Evaluation of Tropopause Height from Sentinel-6 GNSS Radio Occultation Using Different Methods

Abstract

The tropopause is described as the distinction between the troposphere and the stratosphere, and the tropopause height (TPH) is an indicator of climate change. GNSS Radio Occultation (RO) can monitor the atmosphere globally under all weather conditions with a high vertical resolution. In this study, four different techniques for identifying the TPH were investigated. The lapse rate tropopause (LRT) and cold point tropopause (CPT) methods are the traditional methods for determining the TPH based on temperature profiles according to the World Meteorological Organization (WMO) definition. Two advanced methods based on the covariance transform (CT) method are used to estimate the TPH from the refractivity (TPHN) and the TPH from the bending angle (TPHα).
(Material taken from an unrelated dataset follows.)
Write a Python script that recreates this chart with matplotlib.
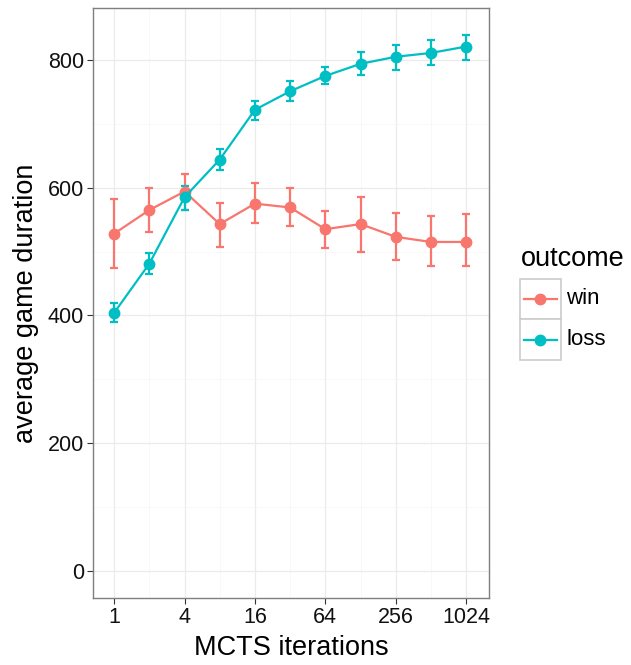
import matplotlib
matplotlib.use("Agg")
import matplotlib.pyplot as plt
from matplotlib.patches import Rectangle
from matplotlib.lines import Line2D
import numpy as np

plt.rcParams['font.family'] = ['Liberation Sans', 'DejaVu Sans']

iterations = [1, 2, 4, 8, 16, 32, 64, 128, 256, 512, 1024]
win_mean = [528, 565, 594, 543, 575, 569, 535, 543, 523, 515, 515]
win_low = [474, 530, 565, 507, 544, 540, 506, 500, 486, 478, 478]
win_high = [582, 600, 622, 576, 608, 599, 564, 585, 560, 556, 559]
loss_mean = [404, 481, 585, 644, 722, 751, 775, 794, 805, 811, 821]
loss_low = [389, 465, 565, 628, 706, 736, 762, 776, 785, 792, 800]
loss_high = [420, 498, 603, 660, 736, 767, 789, 812, 824, 831, 839]
xticks = [1, 4, 16, 64, 256, 1024]
yticks = [0, 200, 400, 600, 800]

W, H = 631, 665
fig = plt.figure(figsize=(W / 100, H / 100), dpi=100)
ax = fig.add_axes([93 / W, 1 - 598 / H, (489 - 93) / W, (598 - 8) / H])

red = '#F8766D'
cyan = '#00BFC4'

ax.set_xscale('log', base=2)
ax.set_xlim(2 ** -0.6, 2 ** 10.65)
ax.set_ylim(-42.6, 881.4)

for v in xticks:
    ax.axvline(v, color='#EBEBEB', lw=0.9, zorder=0)
for v in [2, 8, 32, 128, 512]:
    ax.axvline(v, color='#F5F5F5', lw=0.5, zorder=0)
for v in yticks:
    ax.axhline(v, color='#EBEBEB', lw=0.9, zorder=0)
for v in [100, 300, 500, 700]:
    ax.axhline(v, color='#F5F5F5', lw=0.5, zorder=0)

for mean, lo, hi, col in [(win_mean, win_low, win_high, red), (loss_mean, loss_low, loss_high, cyan)]:
    m = np.array(mean); l = np.array(lo); h = np.array(hi)
    ax.errorbar(iterations, m, yerr=[m - l, h - m], fmt='none', ecolor=col,
                elinewidth=1.6, capsize=3, capthick=1.6, zorder=2)
    ax.plot(iterations, m, color=col, lw=1.6, marker='o', markersize=7.5, zorder=3)

ax.set_xticks(xticks)
ax.set_xticklabels([str(v) for v in xticks])
ax.minorticks_off()
ax.set_yticks(yticks)
ax.tick_params(axis='both', labelsize=15.5, labelcolor='#111111', color='#333333',
               length=4, width=0.8, pad=2.5)
for s in ax.spines.values():
    s.set_color('#7f7f7f')
    s.set_linewidth(1.0)

ax.set_xlabel('MCTS iterations', fontsize=19.5, labelpad=5)
ax.set_ylabel('average game duration', fontsize=19.5, labelpad=6)

# legend
def fx(px):
    return px / W

def fy(py):
    return 1 - py / H

fig.text(fx(521), fy(259), 'outcome', fontsize=19.5, va='center', ha='left')
for i, (lab, col) in enumerate([('win', red), ('loss', cyan)]):
    top = 278.5 + i * 40.5
    fig.patches.append(Rectangle((fx(519.5), fy(top + 40.5)), (561 - 519.5) / W, 40.5 / H,
                                 transform=fig.transFigure, facecolor='white',
                                 edgecolor='#CCCCCC', lw=1.2))
    cy = fy(top + 20.5)
    fig.lines.append(Line2D([fx(524), fx(557)], [cy, cy], transform=fig.transFigure,
                            color=col, lw=1.6))
    fig.lines.append(Line2D([fx(540)], [cy], transform=fig.transFigure, color=col,
                            marker='o', markersize=7.5, lw=0))
    fig.text(fx(566), cy, lab, fontsize=16, va='center', ha='left')

fig.savefig('out.png', dpi=100)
Data from the Sentinel-6 satellite were used to evaluate the different algorithms for the identification of the TPH. The analysis shows that the CPT height is greater than the LRT height and that the CPT is only valid in tropical regions. The CPT height, TPHN, and TPHα were compared with the LRT height. In general, the TPHα had the largest value, followed by the TPHN, and the LRT had the lowest value of TPH at and near the equator. In the equatorial region, the maximum TPH results from the TPHα (approximately 17.5 km), and at the poles, the minimum TPH results from the LRT (approximately 9 km). The results were also compared with the European Center for Medium-Range Weather Forecasts (ECMWF), and there was a strong correlation of 0.999 between the different approaches for identifying the TPH from RO and the ECMWF model. The identification of the TPH is critical for the transfer of mass, water, and trace gases between the troposphere and stratosphere.